While not the most original of concepts, using the instrumentals of a well known producer to showcase your own skills in the vocal booth is a method that has and will continue to get rappers over. It happens on mixtapes all the time but for this outing, Austin via Virginia Beach MC Ced Hughes has cherry picked a handful of the beats from RJD2’s most recent offering, “The Colossus”, to pay tribute to the former Def Jux man while hopefully making a little noise for himself.
This EP serves as both an introduction and a reintroduction for myself. I, like most, am more than familiar with the work of RJD2; former member of MHz and now with four solo albums to his name, he is one of hip-hop’s most recognised beatsmiths. I fell in love with his debut, “Deadringer” and it still gets plenty of play although I’ve not really given his following albums the listening time that they deserve. In fact “The Colossus” only lasted two or three spins before it found itself gathering dust next to several other forgotten albums.
I have to hold my hands up and say that I know very little about the rapper on display here. I tried to do a little research on Ced Hughes but Google was giving very little away except his twitter account, his area of residence and his website where you can help yourself to free downloads for all of his releases. Since I can’t give you too much information on the man, I guess I’d better get down to the music.
The album kicks off with “Let There Be Horns” and Ced wastes little time in ripping RJ’s brassy track of the same name to shreds:
“Okay computer, transmit through the medulla
Tell these simpletons ‘bow down’, I am they ruler
No nigga is cooler, word to penguin flipper
Sip from the big dipper that’s holding some cheap liquor
Niggas ain’t get the picture so I put it in a frame
Polished it with Windex then spray painted on my name
Like ‘BITCH!’, that’s me and don’t ever forget it
Now roll that weed up and don’t leave no stems in it…”
As an introduction to an MC that I don’t know, the choice of beat for the first track coupled with the delivery of the opening bars really got me open. Ced struck me as an instantly likeable MC; he has a warm vocal tone, oozes confidence on the microphone and can definitely flow.

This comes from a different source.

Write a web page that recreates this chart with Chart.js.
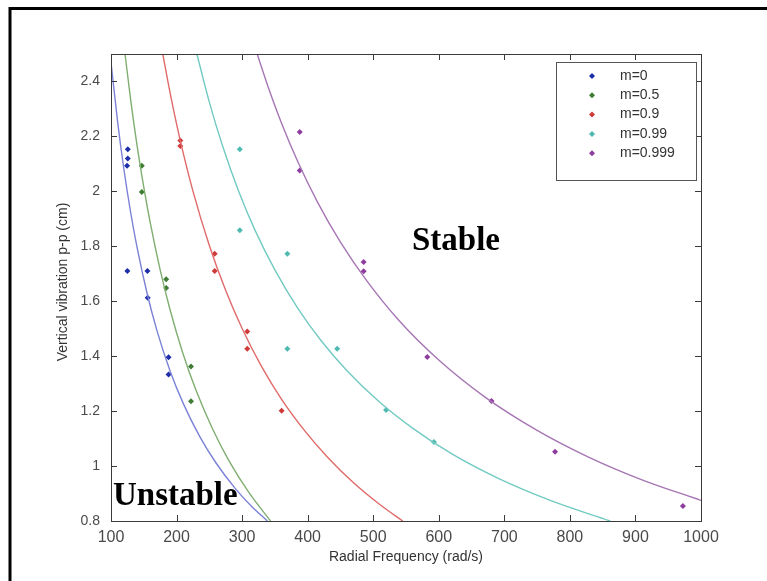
<!DOCTYPE html>
<html>
<head>
<meta charset="utf-8">
<script src="https://cdn.jsdelivr.net/npm/chart.js@4.4.0/dist/chart.umd.min.js"></script>
<style>
  html, body { margin: 0; padding: 0; background: #fff; }
  #wrap { width: 767px; height: 581px; position: relative; }
</style>
</head>
<body>
<div id="wrap"><canvas id="grafico" width="767" height="581"></canvas></div>
<script>
// assi
const xTicks = [100, 200, 300, 400, 500, 600, 700, 800, 900, 1000];
const yTicks = [0.8, 1, 1.2, 1.4, 1.6, 1.8, 2, 2.2, 2.4];

const nomiSerie = ['m=0', 'm=0.5', 'm=0.9', 'm=0.99', 'm=0.999'];
const coloriPunti = ['#1c2ea8', '#3f7d34', '#cf3b3b', '#4fbab2', '#8e3c9e'];
const coloriCurve = ['#7b82d6', '#7fae70', '#e06a6a', '#72cac3', '#a676b4'];

// punti misurati
const m0X = [125.6, 125.6, 124.5, 125, 155.6, 156, 187.8, 187.8];
const m0Y = [2.153, 2.12, 2.093, 1.71, 1.71, 1.613, 1.396, 1.333];
const m05X = [147, 147, 184.2, 184.2, 222, 222];
const m05Y = [2.093, 1.998, 1.68, 1.648, 1.362, 1.236];
const m09X = [205.7, 205.7, 258.2, 258.2, 307.8, 307.8, 360.3];
const m09Y = [2.185, 2.165, 1.773, 1.71, 1.49, 1.427, 1.201];
const m099X = [296.5, 296.5, 369, 369, 445, 519.6, 592.6];
const m099Y = [2.153, 1.858, 1.773, 1.427, 1.427, 1.204, 1.088];
const m0999X = [387.9, 387.9, 485.4, 485.4, 582.4, 680.4, 777.4, 972.4];
const m0999Y = [2.216, 2.076, 1.743, 1.709, 1.397, 1.237, 1.052, 0.855];

// curve di stabilita'
const c0X = [100, 110, 120, 130, 140, 155, 170, 190, 210, 235, 260, 290, 315, 338.6];
const c0Y = [2.47, 2.255, 2.075, 1.923, 1.793, 1.629, 1.494, 1.347, 1.229, 1.109, 1.012, 0.917, 0.852, 0.8];
const c05X = [121.4, 130, 140, 150, 160, 175, 190, 210, 230, 255, 280, 310, 343.4];
const c05Y = [2.5, 2.333, 2.163, 2.015, 1.884, 1.714, 1.57, 1.408, 1.274, 1.135, 1.019, 0.905, 0.8];
const c09X = [179, 190, 205, 225, 250, 275, 300, 330, 360, 395, 430, 470, 510, 545];
const c09Y = [2.5, 2.36, 2.192, 2.001, 1.803, 1.639, 1.501, 1.361, 1.244, 1.13, 1.033, 0.939, 0.86, 0.8];
const c099X = [231, 250, 270, 295, 320, 350, 385, 420, 460, 510, 560, 620, 690, 770, 861.6];
const c099Y = [2.5, 2.325, 2.167, 1.999, 1.857, 1.714, 1.574, 1.458, 1.347, 1.232, 1.138, 1.044, 0.956, 0.875, 0.8];
const c0999X = [323, 340, 360, 385, 415, 450, 490, 540, 600, 670, 750, 830, 910, 1000];
const c0999Y = [2.5, 2.378, 2.249, 2.108, 1.961, 1.815, 1.675, 1.528, 1.386, 1.252, 1.13, 1.031, 0.95, 0.875];

const puntiX = [m0X, m05X, m09X, m099X, m0999X];
const puntiY = [m0Y, m05Y, m09Y, m099Y, m0999Y];
const curveX = [c0X, c05X, c09X, c099X, c0999X];
const curveY = [c0Y, c05Y, c09Y, c099Y, c0999Y];

function coppie(xs, ys) {
  return xs.map((x, i) => ({ x: x, y: ys[i] }));
}

const datasets = [];
curveX.forEach((xs, i) => {
  datasets.push({
    label: 'curva ' + nomiSerie[i],
    data: coppie(xs, curveY[i]),
    showLine: true,
    borderColor: coloriCurve[i],
    borderWidth: 1.4,
    pointRadius: 0,
    cubicInterpolationMode: 'monotone',
    fill: false
  });
});
puntiX.forEach((xs, i) => {
  datasets.push({
    label: nomiSerie[i],
    data: coppie(xs, puntiY[i]),
    showLine: false,
    pointStyle: 'rectRot',
    pointRadius: 3,
    pointBackgroundColor: coloriPunti[i],
    pointBorderColor: coloriPunti[i],
    pointBorderWidth: 0
  });
});

// cornice, tacche interne, legenda, scritte
const decorazioni = {
  id: 'decorazioni',
  afterDraw(chart) {
    const ctx = chart.ctx;
    const a = chart.chartArea;
    const sx = chart.scales.x;
    const sy = chart.scales.y;
    ctx.save();

    // box assi
    ctx.strokeStyle = '#3a3a3a';
    ctx.lineWidth = 1;
    ctx.strokeRect(a.left + 0.5, a.top + 0.5, a.right - a.left, a.bottom - a.top);

    ctx.beginPath();
    xTicks.forEach(v => {
      const px = Math.round(sx.getPixelForValue(v)) + 0.5;
      ctx.moveTo(px, a.bottom); ctx.lineTo(px, a.bottom - 6);
      ctx.moveTo(px, a.top); ctx.lineTo(px, a.top + 6);
    });
    yTicks.forEach(v => {
      const py = Math.round(sy.getPixelForValue(v)) + 0.5;
      ctx.moveTo(a.left, py); ctx.lineTo(a.left + 6, py);
      ctx.moveTo(a.right, py); ctx.lineTo(a.right - 6, py);
    });
    ctx.stroke();

    // legenda
    const lx = 556, ly = 62, lw = 140, lh = 118;
    ctx.fillStyle = '#fff';
    ctx.fillRect(lx, ly, lw, lh);
    ctx.strokeStyle = '#555';
    ctx.strokeRect(lx + 0.5, ly + 0.5, lw, lh);
    ctx.font = '14px "Liberation Sans", Arial, sans-serif';
    ctx.textBaseline = 'middle';
    ctx.textAlign = 'left';
    nomiSerie.forEach((n, i) => {
      const yy = 76 + i * 19.3;
      ctx.fillStyle = coloriPunti[i];
      ctx.beginPath();
      ctx.moveTo(592, yy - 3); ctx.lineTo(595, yy); ctx.lineTo(592, yy + 3); ctx.lineTo(589, yy);
      ctx.closePath();
      ctx.fill();
      ctx.fillStyle = '#333';
      ctx.fillText(n, 620, yy);
    });

    // titoli assi
    ctx.fillStyle = '#333';
    ctx.font = '14px "Liberation Sans", Arial, sans-serif';
    ctx.textAlign = 'center';
    ctx.textBaseline = 'middle';
    ctx.fillText('Radial Frequency (rad/s)', (a.left + a.right) / 2, 557);
    ctx.save();
    ctx.translate(63, 282);
    ctx.rotate(-Math.PI / 2);
    ctx.fillText('Vertical vibration p-p (cm)', 0, 0);
    ctx.restore();

    // zone
    ctx.fillStyle = '#000';
    ctx.font = 'bold 33px "Liberation Serif", "DejaVu Serif", serif';
    ctx.textAlign = 'left';
    ctx.textBaseline = 'alphabetic';
    ctx.fillText('Stable', 412, 250);
    ctx.fillText('Unstable', 113, 505);

    // cornice esterna
    ctx.strokeStyle = '#000';
    ctx.lineWidth = 3;
    ctx.strokeRect(10, 8.5, 800, 600);
    ctx.restore();
  }
};

const ctx = document.getElementById('grafico').getContext('2d');
new Chart(ctx, {
  type: 'scatter',
  data: { datasets: datasets },
  options: {
    responsive: false,
    animation: false,
    devicePixelRatio: 1,
    layout: { padding: { left: 0, top: 54, right: 66, bottom: 0 } },
    plugins: {
      legend: { display: false },
      tooltip: { enabled: false }
    },
    scales: {
      x: {
        type: 'linear',
        min: 100,
        max: 1000,
        afterFit: s => { s.height = 60; },
        afterBuildTicks: s => { s.ticks = xTicks.map(v => ({ value: v })); },
        grid: { display: false, drawTicks: false },
        border: { display: false },
        ticks: {
          padding: 7,
          color: '#4a4a4a',
          font: { family: '"Liberation Sans", Arial, sans-serif', size: 16 },
          maxRotation: 0,
          autoSkip: false,
          callback: v => String(v)
        }
      },
      y: {
        type: 'linear',
        min: 0.8,
        max: 2.5,
        afterFit: s => { s.width = 111; },
        afterBuildTicks: s => { s.ticks = yTicks.map(v => ({ value: v })); },
        grid: { display: false, drawTicks: false },
        border: { display: false },
        ticks: {
          padding: 11,
          color: '#4a4a4a',
          font: { family: '"Liberation Sans", Arial, sans-serif', size: 14 },
          autoSkip: false,
          callback: v => String(Math.round(v * 10) / 10)
        }
      }
    }
  },
  plugins: [decorazioni]
});
</script>
</body>
</html>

The opening track is followed by “Tin Flower Astronauts” and “Table Crumbs” and Ced again displays a knack for comfortably riding RJD2’s unorthodox beats. RJD2 has produced a wide variety of musical treats over the years, some of which are almost perfect for an MC whereas others are almost too crazy to even comprehend somebody spitting over the top. It’s those crazy beats that Ced takes and he actually manages to make it work, most of the time anyway. On occasion the selected instrumental is almost too huge for the MC and he seems a little lost in the big brassy backdrop. It’s understandable though, RJD2 is known for getting way creative with his instrumentals and since this is billed as a tribute to RJ’s album then maybe it is fitting that the stage is equally shared between producer and MC. I’m a lyrics man so became an instant fan of the title track where Ced spits hard over RJD2’s “The Stranger”:
“Ced Colossus, rock the skin of an ostrich
And stick my belly out like ‘bitch, I’m on some boss shit’
You on some Lord Zedd, ol’ Doctor Claw shit
Trying to bring my downfall but stay catching losses’
That type of shit makes me nauseous
like walk into a party and ain’t shit there but sausage
Where the hell the broads at? The ones that hate bra straps
That wear white tees and can’t seem to stay not wet
Hold up, let’s have a moment of silence
While I peek your eyelids, titillate your iris
Then hijack ’em like pirates and sell ’em to the eyeless
So they can see what it looks like to be the flyest
All it takes is some glue and some pliers
for me to get busy like I’m Mr. MacGyver…”
This track in particular, along with “Let There Be Horns” and “Fresh Since ’85”, have really put me on to a genuinely dope MC. Although the RJD2 connection will get attention, I can see many leaving this album wanting to hear more from Ced, whose liquid flow should see more heads wake up to him. For such an experimental, albeit short, project, Ced Hughes is consistent enough throughout this seven track EP to warrant delving deeper into his catalogue of previous releases as I’ve got no doubt that there are some gems to uncover.